HOW TO DEVISE THE ALGORITHMS
The process of devising an
algorithm is both an art and a science. This is one part that cannot be
automated fully. Given a problem description, one have to think of converting
this into a series of steps, which, when executed in a given sequence solve the
problem. To do this, one has to be familiar with the problem domain and also the
computer domains. This aspect may never be taught fully and most often, given a
problem description, how a person proceeds to covert it into an algorithm
becomes a matter of his "style" - no firm rules become applicable here.
For the purpose of clarity in understanding, let us consider the following
example.
Problem: Finding the largest value among n>=1 numbers.

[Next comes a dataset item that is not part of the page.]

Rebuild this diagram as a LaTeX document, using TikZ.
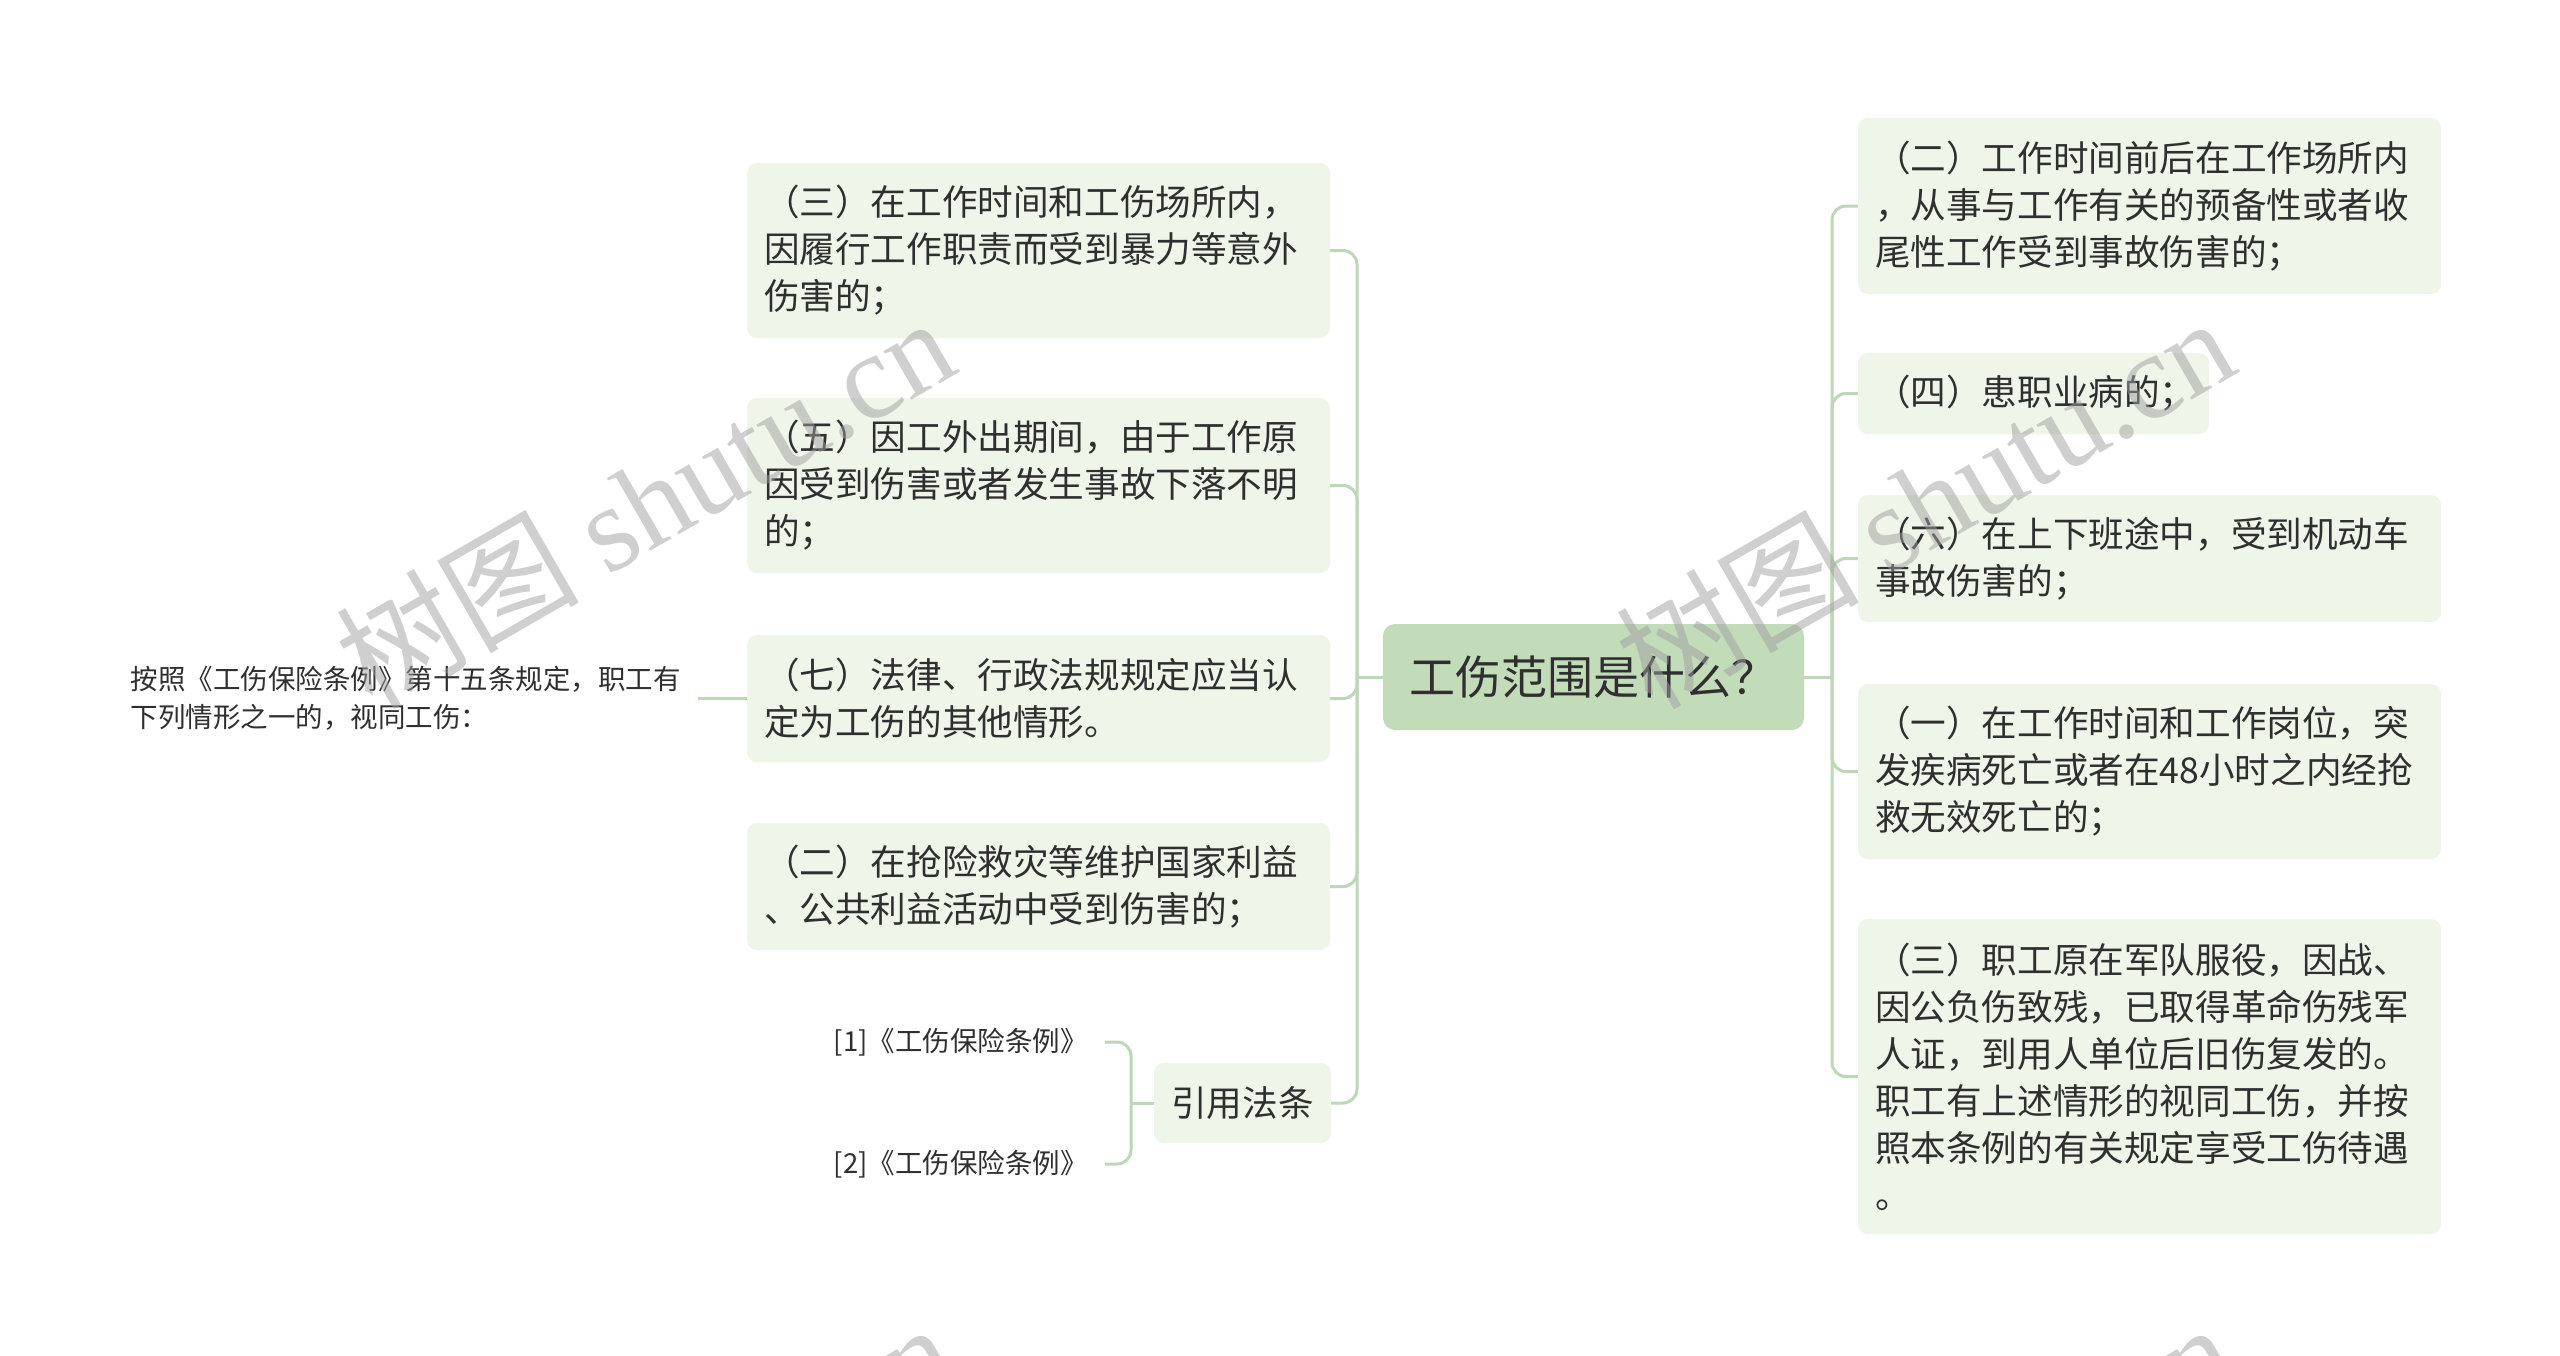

Input: the value of n and n numbers
Output: the largest value
Steps :
-
Let the value of the first be the largest value denoted by
BIG
-
Let R denote the number of remaining numbers. R=n-1
-
If R != 0 then it is implied that the list is still not
exhausted. Therefore look the next number called NEW.
-
Now R becomes R-1
-
If NEW is greater than BIG then replace BIG by the value of
NEW
-
Repeat steps 3 to 5 until R becomes zero.
-
Print BIG
-
Stop
End of algorithm
HOW TO VALIDATE THE ALGORITHMS
Once an algorithm has been
devised, it becomes necessary to show that it works. i.e it computes the correct
answer to all possible, legal inputs. One simple way is to code it into a
program. However, converting the algorithms into programs is a time consuming
process. Hence, it is essential to be reasonably sure about the effectiveness of
the algorithm before it is coded. This process, at the algorithm level, is
called "validation". Several mathematical and other empirical methods of
validation are available. Providing the validation of an algorithm is a fairly
complex process and most often a complete theoretical validation, though
desirable, may not be provided. Alternately, algorithm segments, which have been
proved else where may be used and the overall working algorithm may be
empirically validated for several test cases. Such methods, although suffice in
most cases, may often lead to the presence of unidentified bugs or side effects
later on.
HOW TO TEST THE ALGORITHMS
If there are more then one
possible way of solving a problem, then one may think of more than one algorithm
for the same problem. Hence, it is necessary to know in what domains these
algorithms are applicable. Data domain is an important aspect to be known in the
field of algorithms. Once we have more than one algorithm for a given problem,
how do we choose the best among them? The solution is to devise some data sets
and determine a performance profile for each of the algorithms. A best case data
set can be obtained by having all distinct data in the set.
A control constructs present in
the given below algorithms, A conditional statement has the following form :
If < condition> then
Block 1
Else
Block 2
If end.
This pseudo code executes block1
if the condition is true otherwise block2 is executed.
2. The two types of loop
structures are counter based and conditional based and they are as follows
For variable = value1 to value2 do
Block
For end
Here the block is executed for all
the values of the variable from value 1 to value 2.
There are two types of conditional
looping, while type and repeat type.
While (condition) do
Block
While end.
Here block gets executed as long
as the condition is true.
Repeat
Block
Until<condition>
Here block is executed as long as
condition is false. It may be observed that the block is executed at least once
in repeat type.
Summary
In this article the concepts of algorithm are presented and the
properties of the algorithm are also given.